Direction: The line holding "0.0016, 0.0012, 0.001];" is the last one to output; start at the first line of the data, keep every line in between exactly, and leave out pictures.

Supplied data:

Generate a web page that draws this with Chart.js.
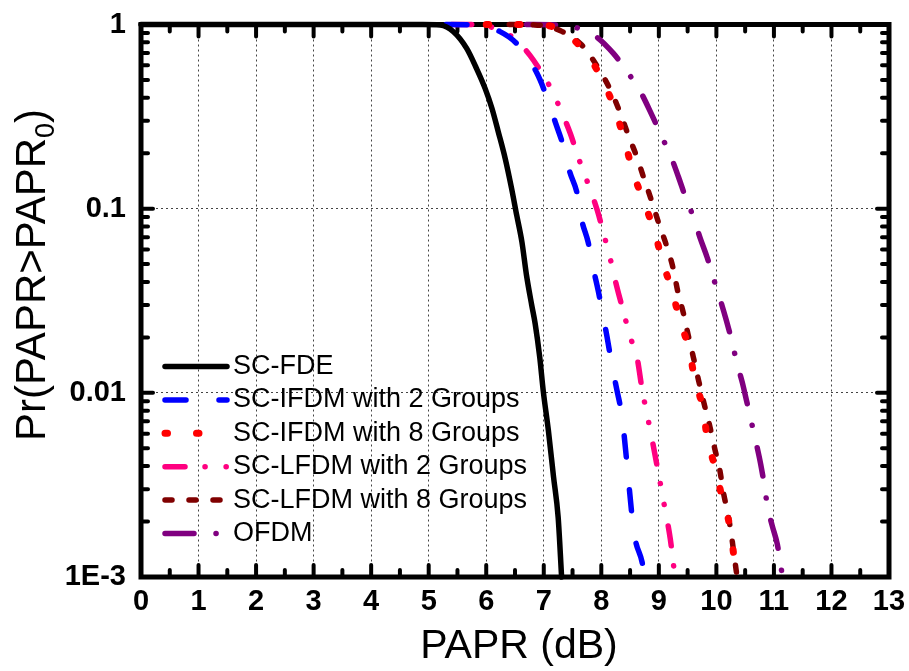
<!DOCTYPE html>
<html>
<head>
<meta charset="utf-8">
<script src="https://cdn.jsdelivr.net/npm/chart.js@4.4.1/dist/chart.umd.min.js"></script>
<style>
  html, body { margin: 0; padding: 0; background: #fff; }
  canvas { display: block; }
</style>
</head>
<body>
<canvas id="paprChart" width="909" height="671"></canvas>
<script>
// tick labels
const xTickLabels = ['0', '1', '2', '3', '4', '5', '6', '7', '8', '9', '10', '11', '12', '13'];
const yTickValues = [0.001, 0.01, 0.1, 1];
const yTickLabels = ['1E-3', '0.01', '0.1', '1'];

const seriesNames = [
  'SC-FDE',
  'SC-IFDM with 2 Groups',
  'SC-IFDM with 8 Groups',
  'SC-LFDM with 2 Groups',
  'SC-LFDM with 8 Groups',
  'OFDM'
];

// PAPR0 (dB) and Pr(PAPR>PAPR0)
const scfdeX = [0, 4.9, 5.2, 5.43, 5.66, 5.83, 5.98, 6.10, 6.21, 6.33, 6.44, 6.53, 6.62, 6.70, 6.79, 6.85, 6.93, 6.99, 7.08, 7.17, 7.25, 7.31];
const scfdeY = [1, 1, 0.994, 0.914, 0.742, 0.578, 0.45, 0.35, 0.261, 0.187, 0.129, 0.092, 0.066, 0.0435, 0.030, 0.0238, 0.0156, 0.0103, 0.00625, 0.00349, 0.00211, 0.001];

const ifdm2X = [5.3, 5.8, 6.24, 6.56, 6.88, 7.04, 7.2, 7.33, 7.45, 7.58, 7.66, 7.77, 7.86, 7.95, 8.04, 8.1, 8.19, 8.27, 8.36, 8.45, 8.53, 8.59, 8.71, 8.75];
const ifdm2Y = [1, 0.995, 0.915, 0.77, 0.545, 0.414, 0.295, 0.224, 0.159, 0.121, 0.0866, 0.066, 0.0475, 0.0354, 0.0253, 0.0201, 0.0138, 0.0104, 0.0074, 0.004, 0.0022, 0.0016, 0.0012, 0.001];

const ifdm8X = [6.0, 6.8, 7.3, 7.78, 8.07, 8.27, 8.42, 8.56, 8.75, 8.93, 9.07, 9.23, 9.37, 9.52, 9.63, 9.77, 9.84, 9.97, 10.1, 10.23, 10.35];
const ifdm8Y = [1, 1, 0.93, 0.668, 0.463, 0.322, 0.224, 0.155, 0.107, 0.074, 0.051, 0.0357, 0.0245, 0.0174, 0.0117, 0.0081, 0.0057, 0.004, 0.0027, 0.0019, 0.001];

const lfdm2X = [5.4, 5.84, 6.12, 6.47, 6.76, 6.99, 7.14, 7.3, 7.46, 7.55, 7.66, 7.78, 7.93, 8.07, 8.16, 8.27, 8.4, 8.49, 8.62, 8.71, 8.85, 8.97, 9.09, 9.2, 9.28];
const lfdm2Y = [1, 1, 0.96, 0.847, 0.68, 0.53, 0.44, 0.34, 0.257, 0.212, 0.168, 0.134, 0.098, 0.0676, 0.0528, 0.0376, 0.0265, 0.0206, 0.0156, 0.0104, 0.0063, 0.004, 0.0025, 0.0016, 0.001];

const lfdm8X = [6.4, 6.85, 7.29, 7.66, 7.95, 8.16, 8.33, 8.47, 8.62, 8.75, 8.88, 9.0, 9.14, 9.25, 9.33, 9.43, 9.51, 9.6, 9.69, 9.78, 9.88, 9.97, 10.06, 10.12, 10.2, 10.26, 10.31, 10.36];
const lfdm8Y = [1, 0.995, 0.925, 0.774, 0.578, 0.44, 0.33, 0.25, 0.19, 0.143, 0.109, 0.083, 0.0621, 0.0472, 0.0354, 0.0268, 0.0206, 0.0156, 0.0117, 0.0089, 0.0067, 0.005, 0.0038, 0.0029, 0.0022, 0.0017, 0.0013, 0.001];

const ofdmX = [6.7, 7.2, 7.52, 7.87, 8.21, 8.47, 8.68, 8.88, 9.04, 9.2, 9.34, 9.46, 9.6, 9.72, 9.84, 9.95, 10.07, 10.17, 10.26, 10.36, 10.45, 10.53, 10.62, 10.7, 10.77, 10.83, 10.89, 10.97, 11.06, 11.11, 11.15];
const ofdmY = [1, 0.995, 0.97, 0.877, 0.697, 0.543, 0.432, 0.322, 0.25, 0.195, 0.149, 0.116, 0.09, 0.069, 0.0543, 0.0418, 0.0318, 0.0249, 0.0196, 0.0144, 0.0114, 0.0089, 0.0067, 0.0052, 0.0041, 0.0032, 0.0024, 0.0019, 0.0015, 0.0012, 0.001];

const FONT = '"Liberation Sans", Arial, sans-serif';

const toPoints = (xs, ys) => xs.map((x, i) => ({ x, y: ys[i] }));

function line(label, xs, ys, color, dash, width) {
  return {
    label,
    data: toPoints(xs, ys),
    borderColor: color,
    backgroundColor: color,
    borderWidth: width || 5,
    borderDash: dash,
    borderCapStyle: 'round',
    borderJoinStyle: 'round',
    pointRadius: 0,
    showLine: true,
    cubicInterpolationMode: 'monotone',
    clip: 4
  };
}

const datasets = [
  line(seriesNames[0], scfdeX, scfdeY, '#000000', [], 5.5),
  line(seriesNames[1], ifdm2X, ifdm2Y, '#0000ff', [21, 33], 5.5),
  line(seriesNames[2], ifdm8X, ifdm8Y, '#ff0000', [2.5, 29], 7),
  line(seriesNames[3], lfdm2X, lfdm2Y, '#ff0080', [20, 20, 0.1, 21, 0.1, 22], 5.5),
  line(seriesNames[4], lfdm8X, lfdm8Y, '#800000', [7, 17], 5.5),
  line(seriesNames[5], ofdmX, ofdmY, '#800080', [29, 22, 0.1, 23], 5.5)
];

// frame + inward ticks on all four sides
const framePlugin = {
  id: 'frame',
  beforeDatasetsDraw(chart) {
    const { ctx, chartArea: a, scales } = chart;
    const xs = scales.x, ys = scales.y;
    ctx.save();
    ctx.strokeStyle = '#000';
    ctx.lineCap = 'round';
    ctx.lineWidth = 4;
    ctx.beginPath();
    for (let v = 0; v <= 13.001; v += 0.5) {
      const px = xs.getPixelForValue(v);
      const len = Number.isInteger(v) ? 12 : 7;
      ctx.moveTo(px, a.bottom); ctx.lineTo(px, a.bottom - len);
      ctx.moveTo(px, a.top); ctx.lineTo(px, a.top + len);
    }
    for (let d = 0.001; d < 1.5; d *= 10) {
      for (let m = 1; m <= 9; m++) {
        const v = d * m;
        if (v > 1.0001) break;
        const py = ys.getPixelForValue(v);
        const len = m === 1 ? 12 : 7;
        ctx.moveTo(a.left, py); ctx.lineTo(a.left + len, py);
        ctx.moveTo(a.right, py); ctx.lineTo(a.right - len, py);
      }
    }
    ctx.stroke();
    ctx.lineWidth = 5;
    ctx.lineCap = 'square';
    ctx.strokeRect(a.left, a.top, a.right - a.left, a.bottom - a.top);
    ctx.restore();
  },
  afterDraw(chart) {
    const { ctx } = chart;
    ctx.save();
    ctx.fillStyle = '#000';

    // y title with subscript 0
    const main = 'Pr(PAPR>PAPR', sub = '0', tail = ')';
    ctx.font = '42px ' + FONT;
    const wMain = ctx.measureText(main).width;
    const wTail = ctx.measureText(tail).width;
    ctx.font = '27px ' + FONT;
    const wSub = ctx.measureText(sub).width;
    const total = wMain + wSub + wTail;
    ctx.translate(45, 275);
    ctx.rotate(-Math.PI / 2);
    ctx.textBaseline = 'alphabetic';
    ctx.textAlign = 'left';
    const x0 = -total / 2;
    ctx.font = '42px ' + FONT;
    ctx.fillText(main, x0, 0);
    ctx.font = '27px ' + FONT;
    ctx.fillText(sub, x0 + wMain, 9);
    ctx.font = '42px ' + FONT;
    ctx.fillText(tail, x0 + wMain + wSub, 0);
    ctx.restore();

    // x title
    ctx.save();
    ctx.fillStyle = '#000';
    ctx.font = '41px ' + FONT;
    ctx.textAlign = 'center';
    ctx.textBaseline = 'alphabetic';
    ctx.fillText('PAPR (dB)', 519, 658);
    ctx.restore();
  },
  afterDatasetsDraw(chart) {
    // legend inside the plot, lower left, no box
    const { ctx, chartArea: a } = chart;
    ctx.save();
    ctx.font = '27px ' + FONT;
    ctx.textBaseline = 'middle';
    ctx.textAlign = 'left';
    chart.data.datasets.forEach((ds, i) => {
      const y = a.top + 342 + i * 33.4;
      ctx.strokeStyle = ds.borderColor;
      ctx.lineWidth = ds.borderWidth;
      ctx.lineCap = 'round';
      ctx.setLineDash(ds.borderDash);
      ctx.beginPath();
      ctx.moveTo(a.left + 24, y);
      ctx.lineTo(a.left + 86, y);
      ctx.stroke();
      ctx.setLineDash([]);
      ctx.fillStyle = '#000';
      ctx.fillText(ds.label, a.left + 92, y);
    });
    ctx.restore();
  }
};

new Chart(document.getElementById('paprChart'), {
  type: 'scatter',
  data: { datasets },
  options: {
    responsive: false,
    animation: false,
    devicePixelRatio: 1,
    layout: { padding: { top: 24.5, right: 20, left: 0, bottom: 0 } },
    plugins: {
      legend: { display: false },
      tooltip: { enabled: false }
    },
    scales: {
      x: {
        type: 'linear',
        min: 0,
        max: 13,
        afterFit: s => { s.height = 94; s.paddingLeft = 0; s.paddingRight = 0; },
        ticks: {
          stepSize: 1,
          padding: 8,
          color: '#000',
          font: { family: FONT, size: 29, weight: 'bold' },
          maxRotation: 0,
          autoSkip: false,
          callback: (v, i) => xTickLabels[i]
        },
        grid: { color: '#444', lineWidth: 1, drawTicks: false },
        border: { display: false, dash: [2, 3] }
      },
      y: {
        type: 'logarithmic',
        min: 0.001,
        max: 1,
        afterFit: s => { s.width = 141; s.paddingTop = 0; s.paddingBottom = 0; },
        afterBuildTicks: s => { s.ticks = yTickValues.map(v => ({ value: v, major: true })); },
        ticks: {
          padding: 15,
          color: '#000',
          font: { family: FONT, size: 29, weight: 'bold' },
          autoSkip: false,
          callback: v => yTickLabels[yTickValues.indexOf(v)]
        },
        grid: { color: '#444', lineWidth: 1, drawTicks: false },
        border: { display: false, dash: [2, 3] }
      }
    }
  },
  plugins: [framePlugin]
});
</script>
</body>
</html>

Problem solution:
Generate a web page that draws this with Chart.js.
<!DOCTYPE html>
<html>
<head>
<meta charset="utf-8">
<script src="https://cdn.jsdelivr.net/npm/chart.js@4.4.1/dist/chart.umd.min.js"></script>
<style>
  html, body { margin: 0; padding: 0; background: #fff; }
  canvas { display: block; }
</style>
</head>
<body>
<canvas id="paprChart" width="909" height="671"></canvas>
<script>
// tick labels
const xTickLabels = ['0', '1', '2', '3', '4', '5', '6', '7', '8', '9', '10', '11', '12', '13'];
const yTickValues = [0.001, 0.01, 0.1, 1];
const yTickLabels = ['1E-3', '0.01', '0.1', '1'];

const seriesNames = [
  'SC-FDE',
  'SC-IFDM with 2 Groups',
  'SC-IFDM with 8 Groups',
  'SC-LFDM with 2 Groups',
  'SC-LFDM with 8 Groups',
  'OFDM'
];

// PAPR0 (dB) and Pr(PAPR>PAPR0)
const scfdeX = [0, 4.9, 5.2, 5.43, 5.66, 5.83, 5.98, 6.10, 6.21, 6.33, 6.44, 6.53, 6.62, 6.70, 6.79, 6.85, 6.93, 6.99, 7.08, 7.17, 7.25, 7.31];
const scfdeY = [1, 1, 0.994, 0.914, 0.742, 0.578, 0.45, 0.35, 0.261, 0.187, 0.129, 0.092, 0.066, 0.0435, 0.030, 0.0238, 0.0156, 0.0103, 0.00625, 0.00349, 0.00211, 0.001];

const ifdm2X = [5.3, 5.8, 6.24, 6.56, 6.88, 7.04, 7.2, 7.33, 7.45, 7.58, 7.66, 7.77, 7.86, 7.95, 8.04, 8.1, 8.19, 8.27, 8.36, 8.45, 8.53, 8.59, 8.71, 8.75];
const ifdm2Y = [1, 0.995, 0.915, 0.77, 0.545, 0.414, 0.295, 0.224, 0.159, 0.121, 0.0866, 0.066, 0.0475, 0.0354, 0.0253, 0.0201, 0.0138, 0.0104, 0.0074, 0.004, 0.0022, 0.0016, 0.0012, 0.001];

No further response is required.